***** Extracted data

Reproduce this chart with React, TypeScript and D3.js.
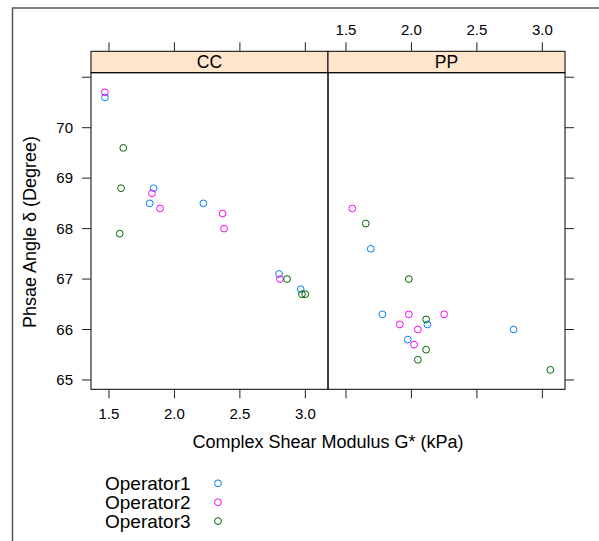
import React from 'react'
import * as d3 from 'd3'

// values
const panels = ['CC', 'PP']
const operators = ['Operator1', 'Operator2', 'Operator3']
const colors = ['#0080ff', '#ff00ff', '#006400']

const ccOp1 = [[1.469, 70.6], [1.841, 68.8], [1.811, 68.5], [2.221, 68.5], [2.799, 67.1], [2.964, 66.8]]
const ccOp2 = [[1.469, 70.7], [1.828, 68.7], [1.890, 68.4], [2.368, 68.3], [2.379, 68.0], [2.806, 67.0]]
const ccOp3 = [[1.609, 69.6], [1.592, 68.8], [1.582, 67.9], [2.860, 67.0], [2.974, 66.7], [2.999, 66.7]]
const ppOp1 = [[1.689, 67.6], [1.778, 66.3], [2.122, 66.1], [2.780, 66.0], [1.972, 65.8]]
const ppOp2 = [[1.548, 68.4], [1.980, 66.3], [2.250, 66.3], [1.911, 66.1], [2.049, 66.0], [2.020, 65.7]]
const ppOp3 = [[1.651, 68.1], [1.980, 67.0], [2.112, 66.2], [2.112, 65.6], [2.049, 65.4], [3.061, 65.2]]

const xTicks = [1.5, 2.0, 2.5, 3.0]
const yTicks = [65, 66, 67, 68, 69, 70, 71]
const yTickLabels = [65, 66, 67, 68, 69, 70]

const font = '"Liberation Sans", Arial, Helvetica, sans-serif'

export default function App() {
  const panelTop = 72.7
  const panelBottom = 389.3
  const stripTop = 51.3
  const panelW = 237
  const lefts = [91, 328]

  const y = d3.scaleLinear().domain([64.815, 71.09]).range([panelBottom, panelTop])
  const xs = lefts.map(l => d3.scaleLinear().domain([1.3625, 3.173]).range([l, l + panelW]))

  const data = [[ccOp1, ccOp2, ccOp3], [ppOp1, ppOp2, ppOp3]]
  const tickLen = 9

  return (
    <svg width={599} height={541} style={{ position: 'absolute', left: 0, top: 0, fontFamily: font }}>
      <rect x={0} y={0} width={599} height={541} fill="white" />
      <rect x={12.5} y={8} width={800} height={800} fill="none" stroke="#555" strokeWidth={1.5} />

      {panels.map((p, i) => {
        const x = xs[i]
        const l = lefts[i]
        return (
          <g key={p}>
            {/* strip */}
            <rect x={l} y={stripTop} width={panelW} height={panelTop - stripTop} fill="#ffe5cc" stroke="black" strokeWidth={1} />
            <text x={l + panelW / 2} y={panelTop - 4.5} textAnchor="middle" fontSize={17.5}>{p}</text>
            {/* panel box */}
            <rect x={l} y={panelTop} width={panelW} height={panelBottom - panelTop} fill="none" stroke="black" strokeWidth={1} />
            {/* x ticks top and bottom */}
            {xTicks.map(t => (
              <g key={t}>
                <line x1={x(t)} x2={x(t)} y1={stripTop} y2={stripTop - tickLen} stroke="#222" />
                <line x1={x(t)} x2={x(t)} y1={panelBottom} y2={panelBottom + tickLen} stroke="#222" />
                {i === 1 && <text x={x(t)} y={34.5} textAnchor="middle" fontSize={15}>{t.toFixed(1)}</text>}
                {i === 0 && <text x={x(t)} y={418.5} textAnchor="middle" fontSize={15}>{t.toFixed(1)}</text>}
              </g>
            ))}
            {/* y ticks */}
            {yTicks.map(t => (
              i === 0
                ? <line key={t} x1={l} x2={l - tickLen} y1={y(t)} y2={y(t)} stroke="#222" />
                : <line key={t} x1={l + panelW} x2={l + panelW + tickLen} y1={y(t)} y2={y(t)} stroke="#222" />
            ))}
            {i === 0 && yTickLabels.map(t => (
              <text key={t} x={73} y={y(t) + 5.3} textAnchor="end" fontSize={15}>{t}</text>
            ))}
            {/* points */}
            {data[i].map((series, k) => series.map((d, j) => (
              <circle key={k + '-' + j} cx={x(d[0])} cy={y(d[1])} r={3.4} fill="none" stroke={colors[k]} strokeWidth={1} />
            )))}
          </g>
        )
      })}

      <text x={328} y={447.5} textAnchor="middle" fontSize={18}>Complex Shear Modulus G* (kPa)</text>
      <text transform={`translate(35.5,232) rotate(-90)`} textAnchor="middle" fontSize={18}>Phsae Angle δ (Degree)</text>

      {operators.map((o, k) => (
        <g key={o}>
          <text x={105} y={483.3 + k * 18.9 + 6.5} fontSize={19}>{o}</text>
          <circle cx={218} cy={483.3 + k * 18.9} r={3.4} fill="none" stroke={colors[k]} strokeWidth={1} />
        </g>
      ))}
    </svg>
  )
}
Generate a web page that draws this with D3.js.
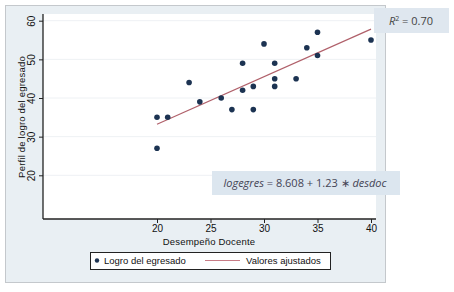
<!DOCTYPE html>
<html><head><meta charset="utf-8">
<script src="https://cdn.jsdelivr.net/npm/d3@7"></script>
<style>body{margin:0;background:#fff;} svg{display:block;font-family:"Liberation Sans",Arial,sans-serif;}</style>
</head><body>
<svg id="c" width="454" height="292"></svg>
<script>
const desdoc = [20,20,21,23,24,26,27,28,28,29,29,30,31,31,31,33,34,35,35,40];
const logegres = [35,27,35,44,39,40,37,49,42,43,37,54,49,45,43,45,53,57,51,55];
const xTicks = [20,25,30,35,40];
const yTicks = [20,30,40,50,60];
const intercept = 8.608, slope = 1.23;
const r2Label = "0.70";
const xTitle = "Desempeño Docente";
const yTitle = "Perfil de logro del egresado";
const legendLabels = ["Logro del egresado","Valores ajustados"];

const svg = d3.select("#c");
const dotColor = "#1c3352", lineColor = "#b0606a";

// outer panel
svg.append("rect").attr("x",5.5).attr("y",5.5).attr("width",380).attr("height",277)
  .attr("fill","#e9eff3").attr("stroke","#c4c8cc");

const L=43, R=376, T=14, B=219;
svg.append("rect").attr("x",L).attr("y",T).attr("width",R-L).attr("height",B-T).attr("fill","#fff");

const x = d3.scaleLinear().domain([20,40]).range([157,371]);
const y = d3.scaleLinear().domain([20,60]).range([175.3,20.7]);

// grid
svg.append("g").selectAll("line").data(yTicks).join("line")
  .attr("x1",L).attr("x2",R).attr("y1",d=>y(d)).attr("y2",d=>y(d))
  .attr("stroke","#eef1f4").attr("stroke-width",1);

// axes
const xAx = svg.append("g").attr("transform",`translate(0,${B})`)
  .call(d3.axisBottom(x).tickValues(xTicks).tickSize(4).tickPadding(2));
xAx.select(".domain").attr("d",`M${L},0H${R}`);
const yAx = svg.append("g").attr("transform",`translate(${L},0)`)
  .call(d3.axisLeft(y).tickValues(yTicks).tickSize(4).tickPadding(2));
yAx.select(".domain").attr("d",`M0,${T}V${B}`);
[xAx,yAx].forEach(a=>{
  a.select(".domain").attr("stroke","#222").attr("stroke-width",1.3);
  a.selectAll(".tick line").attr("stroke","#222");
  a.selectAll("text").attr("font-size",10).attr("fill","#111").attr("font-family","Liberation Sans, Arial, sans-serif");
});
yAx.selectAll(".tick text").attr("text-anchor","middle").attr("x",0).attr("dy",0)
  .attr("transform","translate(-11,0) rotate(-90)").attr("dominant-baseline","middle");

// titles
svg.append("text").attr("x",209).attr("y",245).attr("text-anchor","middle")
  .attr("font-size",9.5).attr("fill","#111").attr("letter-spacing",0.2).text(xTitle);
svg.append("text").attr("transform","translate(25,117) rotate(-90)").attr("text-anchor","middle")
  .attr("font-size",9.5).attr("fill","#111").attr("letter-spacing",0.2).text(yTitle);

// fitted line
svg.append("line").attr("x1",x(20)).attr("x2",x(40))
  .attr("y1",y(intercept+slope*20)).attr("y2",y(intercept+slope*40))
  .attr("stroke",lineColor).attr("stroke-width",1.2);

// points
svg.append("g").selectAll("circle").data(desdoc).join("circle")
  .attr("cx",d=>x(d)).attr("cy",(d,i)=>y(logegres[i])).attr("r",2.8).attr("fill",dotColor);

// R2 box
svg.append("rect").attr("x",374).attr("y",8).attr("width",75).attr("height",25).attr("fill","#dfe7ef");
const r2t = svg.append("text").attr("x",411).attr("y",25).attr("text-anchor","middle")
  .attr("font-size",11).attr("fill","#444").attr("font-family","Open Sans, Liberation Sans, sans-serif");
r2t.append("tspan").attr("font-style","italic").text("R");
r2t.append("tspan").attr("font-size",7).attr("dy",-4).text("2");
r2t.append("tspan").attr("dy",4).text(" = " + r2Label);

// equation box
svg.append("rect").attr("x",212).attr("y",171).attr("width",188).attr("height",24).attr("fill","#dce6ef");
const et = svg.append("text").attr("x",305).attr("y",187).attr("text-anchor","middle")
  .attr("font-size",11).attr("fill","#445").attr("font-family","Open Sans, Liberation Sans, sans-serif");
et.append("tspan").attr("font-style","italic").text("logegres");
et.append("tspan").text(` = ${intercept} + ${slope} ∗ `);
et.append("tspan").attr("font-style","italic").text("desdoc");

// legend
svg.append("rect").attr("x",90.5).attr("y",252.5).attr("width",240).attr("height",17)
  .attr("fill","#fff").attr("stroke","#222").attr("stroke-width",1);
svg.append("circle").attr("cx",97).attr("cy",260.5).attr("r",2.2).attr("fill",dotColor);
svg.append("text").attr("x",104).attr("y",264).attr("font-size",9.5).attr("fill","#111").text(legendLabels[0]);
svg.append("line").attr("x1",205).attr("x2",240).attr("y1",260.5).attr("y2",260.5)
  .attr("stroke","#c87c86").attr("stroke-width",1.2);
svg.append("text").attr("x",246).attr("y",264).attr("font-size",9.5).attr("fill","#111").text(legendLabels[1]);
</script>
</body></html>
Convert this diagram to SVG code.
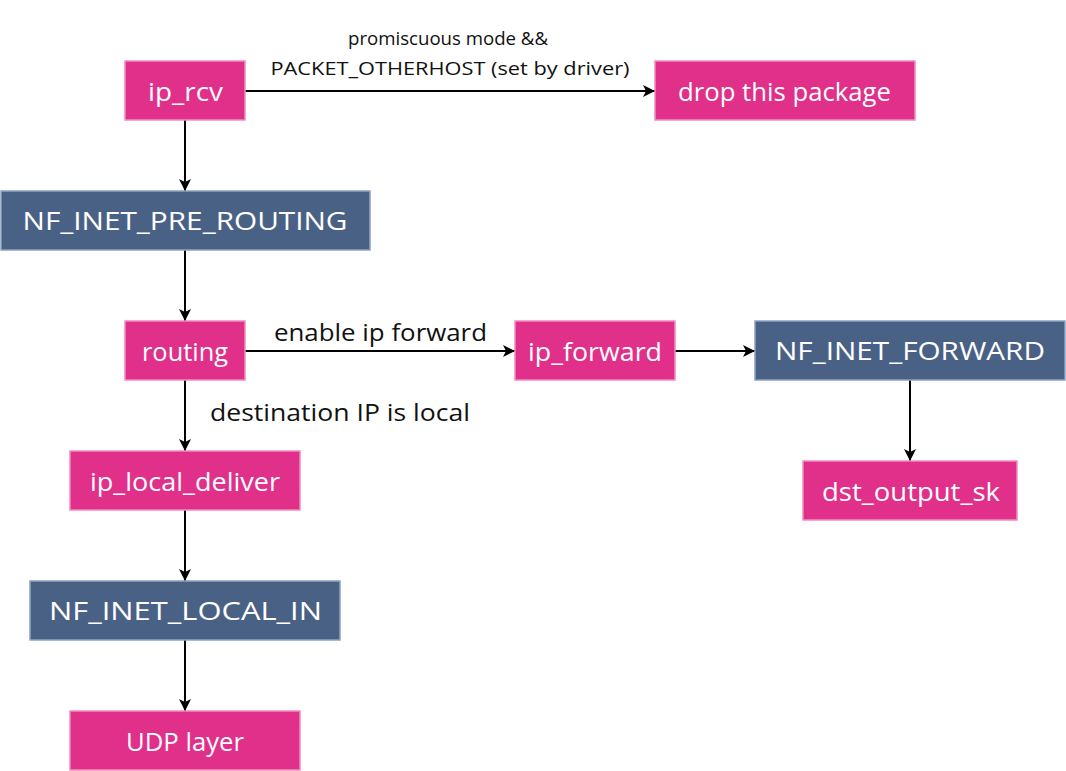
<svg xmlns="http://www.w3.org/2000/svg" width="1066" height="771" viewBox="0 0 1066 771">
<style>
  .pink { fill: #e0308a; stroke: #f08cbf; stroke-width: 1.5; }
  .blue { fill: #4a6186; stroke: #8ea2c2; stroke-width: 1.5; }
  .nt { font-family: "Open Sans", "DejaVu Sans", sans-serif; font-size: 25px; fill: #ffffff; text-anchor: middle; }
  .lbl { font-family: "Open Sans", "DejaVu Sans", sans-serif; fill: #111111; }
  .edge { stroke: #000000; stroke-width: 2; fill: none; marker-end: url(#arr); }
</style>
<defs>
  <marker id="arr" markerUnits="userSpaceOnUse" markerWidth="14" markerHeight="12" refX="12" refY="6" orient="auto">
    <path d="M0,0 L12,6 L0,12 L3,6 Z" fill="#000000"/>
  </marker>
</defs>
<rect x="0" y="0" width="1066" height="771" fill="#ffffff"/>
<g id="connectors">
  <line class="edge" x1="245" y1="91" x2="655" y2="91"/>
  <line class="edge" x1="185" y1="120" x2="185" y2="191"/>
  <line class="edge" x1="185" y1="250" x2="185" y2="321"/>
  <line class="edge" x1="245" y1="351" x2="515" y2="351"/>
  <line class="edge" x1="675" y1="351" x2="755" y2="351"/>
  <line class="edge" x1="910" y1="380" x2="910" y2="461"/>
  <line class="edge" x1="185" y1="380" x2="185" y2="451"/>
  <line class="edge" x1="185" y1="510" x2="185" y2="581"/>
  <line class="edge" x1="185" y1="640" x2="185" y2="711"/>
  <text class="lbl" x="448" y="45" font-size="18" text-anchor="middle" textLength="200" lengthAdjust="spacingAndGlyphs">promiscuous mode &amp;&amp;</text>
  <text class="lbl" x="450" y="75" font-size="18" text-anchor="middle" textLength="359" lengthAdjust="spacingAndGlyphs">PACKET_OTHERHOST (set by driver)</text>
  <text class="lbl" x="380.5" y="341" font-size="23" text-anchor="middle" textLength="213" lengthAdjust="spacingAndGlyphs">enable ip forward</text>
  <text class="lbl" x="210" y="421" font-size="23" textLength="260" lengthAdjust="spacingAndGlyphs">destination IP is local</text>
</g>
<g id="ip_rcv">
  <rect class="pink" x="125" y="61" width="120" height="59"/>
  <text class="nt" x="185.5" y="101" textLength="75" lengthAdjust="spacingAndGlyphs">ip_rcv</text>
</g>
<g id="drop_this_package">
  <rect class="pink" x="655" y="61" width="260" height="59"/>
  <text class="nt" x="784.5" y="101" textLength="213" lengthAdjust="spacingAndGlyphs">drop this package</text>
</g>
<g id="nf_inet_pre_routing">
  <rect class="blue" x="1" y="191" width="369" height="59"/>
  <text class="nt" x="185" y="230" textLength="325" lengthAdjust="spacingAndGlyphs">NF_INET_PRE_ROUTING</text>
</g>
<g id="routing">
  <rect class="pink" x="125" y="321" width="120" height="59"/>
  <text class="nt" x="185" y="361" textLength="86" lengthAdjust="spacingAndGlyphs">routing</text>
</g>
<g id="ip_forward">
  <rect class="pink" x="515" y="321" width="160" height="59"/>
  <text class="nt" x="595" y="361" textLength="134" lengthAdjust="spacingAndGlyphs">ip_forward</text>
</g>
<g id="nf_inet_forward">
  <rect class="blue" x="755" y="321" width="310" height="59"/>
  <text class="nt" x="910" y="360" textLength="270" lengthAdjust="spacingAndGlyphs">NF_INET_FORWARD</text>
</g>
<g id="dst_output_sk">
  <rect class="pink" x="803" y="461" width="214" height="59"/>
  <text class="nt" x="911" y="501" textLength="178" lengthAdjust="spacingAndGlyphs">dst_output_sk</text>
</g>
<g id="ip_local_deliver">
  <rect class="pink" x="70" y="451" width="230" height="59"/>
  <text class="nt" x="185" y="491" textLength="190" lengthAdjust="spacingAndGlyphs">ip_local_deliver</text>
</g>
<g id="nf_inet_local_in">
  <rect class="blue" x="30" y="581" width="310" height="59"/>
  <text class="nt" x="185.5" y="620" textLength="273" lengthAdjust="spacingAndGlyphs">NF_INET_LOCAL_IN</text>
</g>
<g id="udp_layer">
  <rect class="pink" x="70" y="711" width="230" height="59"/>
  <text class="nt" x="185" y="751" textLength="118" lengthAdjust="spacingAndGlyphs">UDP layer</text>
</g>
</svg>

**********

Repeat only what runs from the first line of the records above to the line with "const colors = ['#0080ff', '#ff00ff', '#006400']", both included, word for word, minus the pictures.

The output:
Reproduce this chart with React, TypeScript and D3.js.
import React from 'react'
import * as d3 from 'd3'

// values
const panels = ['CC', 'PP']
const operators = ['Operator1', 'Operator2', 'Operator3']
const colors = ['#0080ff', '#ff00ff', '#006400']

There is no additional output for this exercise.